Owens stirs, pulls down his cap, and slowly opens his eyes before beginning to speak. Watching the 30-year-old move, it would seem that a rough tour and media frenzy have broken him down—perhaps even more than the 16-odd years Owens spent in a cult, Children of God, travelling around Europe and busking to fundraise for the religious organization. Owens scans the pre-show scene at El Mo, where he is to play a sold-out show that evening, with a pained expression.

“Yeah, the tour’s been alright, I guess,” he says with the enthusiasm of a resentful 13-year-old at a family dinner. “I mean, we’ve had sold out shows every night, so that’s cool.”

The band is taking some time to play the east coast fresh off the success of their album, Album, which gained attention from mainstream news outlets—and major indie cred—after Pitchfork gave it an unbelievably high nine-out-of-10 rating. This tour has been off to a rocky start: the boys of Girls missed their Montreal gig after getting stopped at the border because some of the crew had “legal” issues. This isn’t surprising, given that their driver and crew spend their pre-show downtime passing around medical marijuana certificates, and swapping tips about how to run a dispensary.

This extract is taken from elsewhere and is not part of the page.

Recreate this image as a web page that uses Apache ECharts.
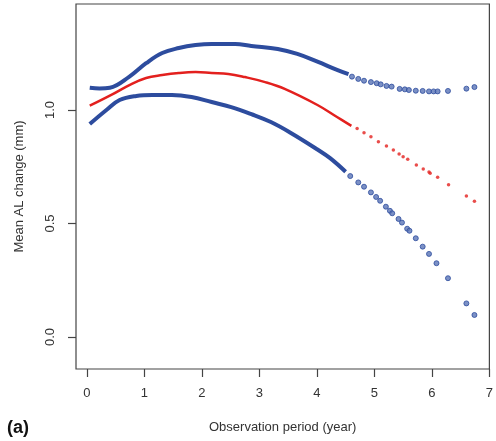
<!DOCTYPE html>
<html>
<head>
<meta charset="utf-8">
<script src="https://cdn.jsdelivr.net/npm/echarts@6/dist/echarts.min.js"></script>
<style>
  html, body { margin: 0; padding: 0; background: #fff; }
  #main { width: 496px; height: 441px; }
</style>
</head>
<body>
<div id="main"></div>
<script>
  // ticks
  var xTicks = [0, 1, 2, 3, 4, 5, 6, 7];
  var yTicks = [0, 0.5, 1.0];

  // dense part (drawn as a line)
  var upperX = [0.05, 0.22, 0.4, 0.74, 1.03, 1.31, 1.6, 1.89, 2.17, 2.58, 2.86, 3.32, 3.66, 4.01, 4.35, 4.55];
  var upperY = [1.098, 1.095, 1.098, 1.147, 1.206, 1.251, 1.273, 1.286, 1.291, 1.291, 1.282, 1.269, 1.247, 1.213, 1.177, 1.158];
  var meanX = [0.05, 0.45, 0.74, 1.03, 1.31, 1.6, 1.89, 2.17, 2.46, 2.75, 3.1, 3.44, 4.01, 4.35, 4.6];
  var meanY = [1.019, 1.07, 1.11, 1.141, 1.154, 1.163, 1.167, 1.163, 1.159, 1.145, 1.123, 1.093, 1.022, 0.969, 0.93];
  var lowerX = [0.05, 0.34, 0.57, 0.86, 1.14, 1.48, 1.82, 2.17, 2.51, 2.86, 3.2, 3.54, 4.01, 4.23, 4.5];
  var lowerY = [0.938, 1.0, 1.044, 1.062, 1.066, 1.066, 1.057, 1.035, 1.013, 0.982, 0.947, 0.900, 0.826, 0.788, 0.728];

  // sparse tail (single points)
  var upperTailX = [4.61, 4.72, 4.82, 4.94, 5.04, 5.11, 5.21, 5.30, 5.44, 5.53, 5.60, 5.72, 5.84, 5.95, 6.03, 6.10, 6.28, 6.60, 6.74];
  var upperTailY = [1.147, 1.137, 1.129, 1.123, 1.118, 1.113, 1.106, 1.103, 1.093, 1.091, 1.088, 1.085, 1.084, 1.082, 1.082, 1.082, 1.084, 1.094, 1.101];
  var meanTailX = [4.70, 4.82, 4.94, 5.07, 5.21, 5.33, 5.43, 5.50, 5.58, 5.73, 5.85, 5.95, 5.97, 6.10, 6.29, 6.60, 6.74];
  var meanTailY = [0.919, 0.900, 0.882, 0.860, 0.841, 0.824, 0.806, 0.794, 0.783, 0.758, 0.740, 0.727, 0.721, 0.704, 0.671, 0.621, 0.598];
  var lowerTailX = [4.58, 4.72, 4.82, 4.94, 5.03, 5.10, 5.20, 5.27, 5.31, 5.42, 5.48, 5.57, 5.61, 5.72, 5.84, 5.95, 6.08, 6.28, 6.60, 6.74];
  var lowerTailY = [0.709, 0.681, 0.662, 0.637, 0.617, 0.600, 0.574, 0.556, 0.545, 0.520, 0.504, 0.477, 0.468, 0.435, 0.398, 0.366, 0.325, 0.259, 0.148, 0.097];

  function pairs(xs, ys) {
    var out = [];
    for (var i = 0; i < xs.length; i++) out.push([xs[i], ys[i]]);
    return out;
  }

  var blue = '#2d4c9e';
  var red = '#e3201e';
  var axisColor = '#444';
  var font = 'Liberation Sans, Arial, sans-serif';

  var myChart = echarts.init(document.getElementById('main'));

  var option = {
    animation: false,
    backgroundColor: '#fff',
    grid: {
      left: 76,
      top: 4,
      width: 418,
      height: 365,
      show: true,
      borderColor: axisColor,
      borderWidth: 1.2,
      backgroundColor: 'transparent'
    },
    xAxis: {
      type: 'value',
      min: -0.189,
      max: 7,
      name: 'Observation period (year)',
      nameLocation: 'middle',
      nameGap: 52,
      nameTextStyle: { color: '#333', fontSize: 13, fontFamily: font },
      splitLine: { show: false },
      axisLine: { show: false, onZero: false },
      axisTick: {
        show: true,
        length: 8,
        customValues: xTicks,
        lineStyle: { color: axisColor, width: 1.2 }
      },
      axisLabel: {
        customValues: xTicks,
        margin: 18,
        color: '#333',
        fontSize: 13,
        fontFamily: font
      }
    },
    yAxis: {
      type: 'value',
      min: -0.141,
      max: 1.467,
      name: 'Mean AL change (mm)',
      nameLocation: 'middle',
      nameGap: 50,
      nameTextStyle: { color: '#333', fontSize: 13, fontFamily: font },
      splitLine: { show: false },
      axisLine: { show: false, onZero: false },
      axisTick: {
        show: true,
        length: 8,
        customValues: yTicks,
        lineStyle: { color: axisColor, width: 1.2 }
      },
      axisLabel: {
        customValues: yTicks,
        rotate: 90,
        margin: 19,
        color: '#333',
        fontSize: 13,
        fontFamily: font,
        formatter: function (v) { return v.toFixed(1); }
      }
    },
    graphic: [{
      type: 'text',
      left: 7,
      top: 419,
      style: { text: '(a)', font: 'bold 18px ' + font, fill: '#111' }
    }],
    series: [
      {
        type: 'line', smooth: 0.4, showSymbol: false, symbol: 'none',
        data: pairs(upperX, upperY),
        lineStyle: { color: blue, width: 4 }
      },
      {
        type: 'line', smooth: 0.4, showSymbol: false, symbol: 'none',
        data: pairs(meanX, meanY),
        lineStyle: { color: red, width: 2.5 }
      },
      {
        type: 'line', smooth: 0.4, showSymbol: false, symbol: 'none',
        data: pairs(lowerX, lowerY),
        lineStyle: { color: blue, width: 4 }
      },
      {
        type: 'scatter', symbolSize: 5,
        data: pairs(upperTailX, upperTailY),
        itemStyle: { color: '#5a74b6', borderColor: blue, borderWidth: 1 }
      },
      {
        type: 'scatter', symbolSize: 3.5,
        data: pairs(meanTailX, meanTailY),
        itemStyle: { color: red }
      },
      {
        type: 'scatter', symbolSize: 5,
        data: pairs(lowerTailX, lowerTailY),
        itemStyle: { color: '#5a74b6', borderColor: blue, borderWidth: 1 }
      }
    ]
  };

  myChart.setOption(option);
</script>
</body>
</html>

Owens left the Children of God cult when he was 16, buying himself a flight from Slovenia to Texas. He lived with his sister for nine years before moving to San Francisco, where he met JR White through a group of mutual friends. White describes them as “fun, aesthetics-loving people, who are just a lot like us.”

Most of the appeal of Album comes from its liberated feeling: Owens doesn’t write about his experiences on the streets of Slovenia. Instead, he explains, it’s all about the things he was going through in San Francisco and his everyday life. The album isn’t about restriction; it’s about the things one does with freedom after living in a cult. It’s about real girls, real instances, and real life—and it deals with these issues with a kind of joy.

“When you’re starved for culture, you find it in whatever you can,” Owens explains, talking about his discovery of Queen and Guns n’ Roses within the confines of the cult. “We used to watch these movies weekly, which were supposed to teach us some moral lesson. I don’t remember the lesson, but Queen did the soundtrack to Highlander. And at the beginning of Lean on Me, they played ‘Welcome to the Jungle’ by Guns n’ Roses. After I heard that, I became obsessed.”

But when Owens launches into the role of music in his life, he speaks in a bitter monotone, sounding a bit like a guy rehashing an old love to a prying aunt. “You have to have a reason to be alive,” Owens spits out, as though the words pain him. “I’ve had times in my life when I don’t have anything to live for, and you’d be better off dead.”

“I just want to make music, fall in love, and then die,” White pipes up, his face stoic, with glistening eyes set deep into cragged dark circles.

That night, at the El Mo’s sold-out show, the duo listlessly pumps out a rendition of Album. The band is completely stationary, except for a slight head bob during their popular single, “Lust for Life.” The crowd looks on with disappointment and a growing boredom. The band stares into space and strums on their instruments, miles away from the crowd that was so drawn in by the hype that it didn’t mind getting drunk on a Tuesday night.

Watching Owens’ despondent face as he pumps out “Darling,” the love song he wrote to songwriting itself, I can’t help but think that the passion seems to be gone from the interaction. Maybe Owens has fallen out of love with music. After all, the show feels like a passionless and mechanical sex session. The kind where you’re imagining your partner as some kind of celebrity, and wishing that the room was darker.

Maybe the boys of Girls would be happier smoking some of their crew’s medical marijuana back in San Francisco—but then again, maybe it’s just a rough patch.